Employees of the Portable Antiquities Scheme might do well to go back to the 'Philosophy of Science 101' notes from university from time to time, it seems that in the praxis of working with artefact hunters and other such folk, they are forgetting something. A disgusted FLO for some reason writes:
No Paul, you advise that we refuse to use a huge body of data on principal because of a vendetta against metal detectorists, hoping that demonstrating a complete lack of flexibility will convince the government that they should change the law when they've always proved reluctant.
He ascribes to me the same motives for questioning current UK policy as the collectors and looters. It would seem that as far as they are concerned, there are NO issues with current policy and the current status quo that suits them, but any criticism must be engendered by some personal grudge, thus "a vendetta against metal detectorists", and my questions about the reliability of the PAS "database" as any kind of archaeological data are just somebody being difficult "on principle", rather than any substantive issues.

Yet my problem is with the jobsworth UK archaeologists that see "engagement" and "partnership" with individuals and groups involved in the Collection-Driven dismantling of the archaeological record in Britain as the only possible response to the issue. They focus their attention on all the lovely artefacts that they can handle as a result, but archaeology is not just about the objects/finds. But for some (in the PAS too, or maybe especially), getting to see and record some of the collectors' collectables has become an end in its own right. They publicly claim it provides "data", archaeological data. This is of course untrue. This kiddy stamp collection is no "data" about the society that printed those stamps, its political and economical system or demography, or about the people that used them, and the specific purposes for and context within which individually they were used. The stamps are collected illustrative trophies, they are artefacts, can be described, but as shown here are not "data" of any kind. They have been selected and presented by a collector - just the same as the majority of the finds in the PAS database. But collecting is not archaeology (as I pointed out earlier today on the basis of a jubilant remark on the unbalanced artefactual content of what the PAS optimistically call their "database") .

I advise that we STOP wasting time and money on treating a loose group of random artefacts that are only a small percentage of what artefact hunters are taking day after day from the archaeological record  as any kind of "data" that represents the content of that record, or a document of what artefact hunters and collectors are taking from it. Its just a loose (unstructured) accumulation of pictures and words about artefacts. Like the kiddie's stamp album page. A collection of scattered pieces of information about some collectors' collections. Nothing else.

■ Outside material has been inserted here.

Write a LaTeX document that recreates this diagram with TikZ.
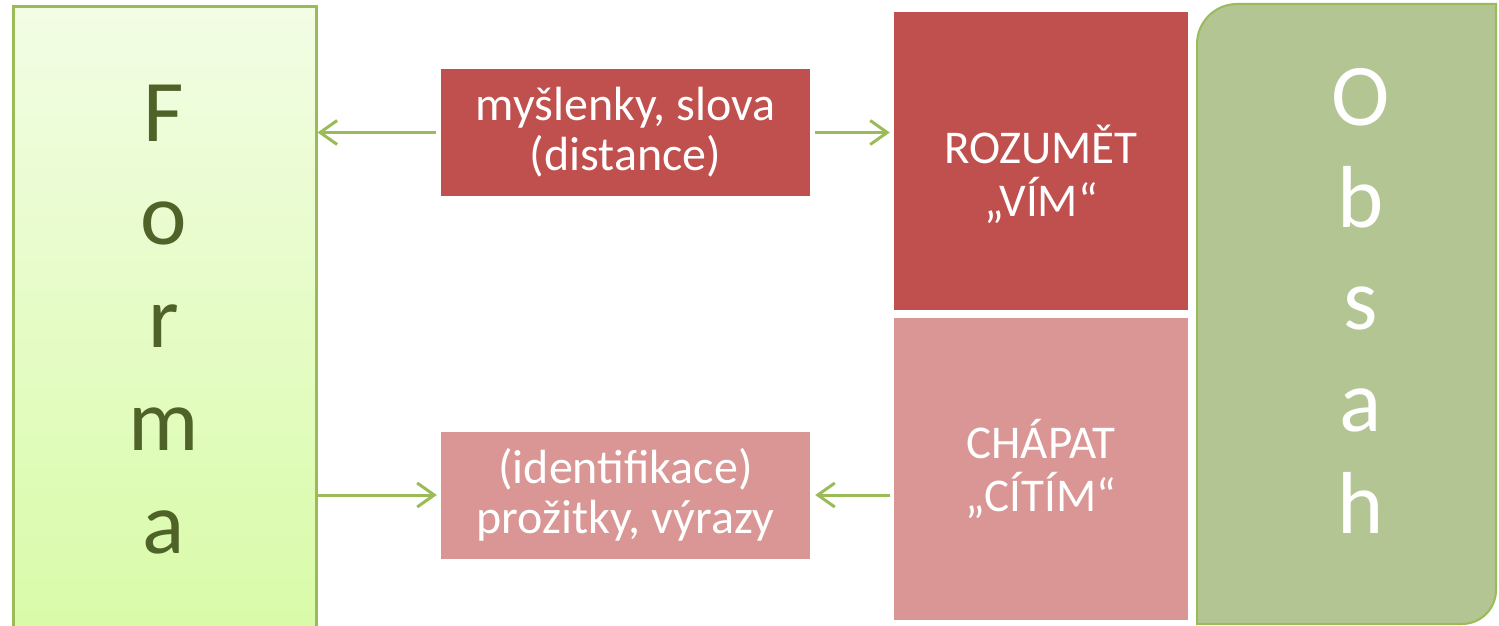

The problem is that it is archaeology's refusal to admit that is the case (because I do not think that only I have some kind of "insight" to see that, it's pretty bleeding obvious isn't it?) that is creating the difficulties. For 20 years archaeologists in Britain - and beyond - have been soldiering on in the spirit of "Better than nuffink" and pulling the wool over the public's eyes that UK artefact hunters (even calling them "citizen archaeologists") are actually "helping" rather than destroying. If archaeology, instead of this had had the confidence in itself and the importance of what it is doing, and had for those 20 years presented a loud and united front that as much damage is done to the record in Surrey as it is in Syria by digging random holes all over it and pocketing the accessible collectable bits and displacing the rest. If archaeology had engaged with the public with more than its customary dumbdown, and informed them of the (archaeological/conservation) pros and cons of letting these people just randomly pilfer all those collectables from the common archaeological record... I'd say if they'd done it properly, pretty soon there would be as much social acceptance for metal detecting as for bird-egg collecting, fur farms, whaling and fox-hunting. It is obviously then a short step from that to "convincing the government that they should change the law when they've always proved reluctant".

But that requires archaeologists to actually get their act together on this question, and not simply dismiss the issue and those who raise it in terms such as "a personal vendetta" to cover up their own indolence and clear lack of competence communicating archaeological values to the wider public.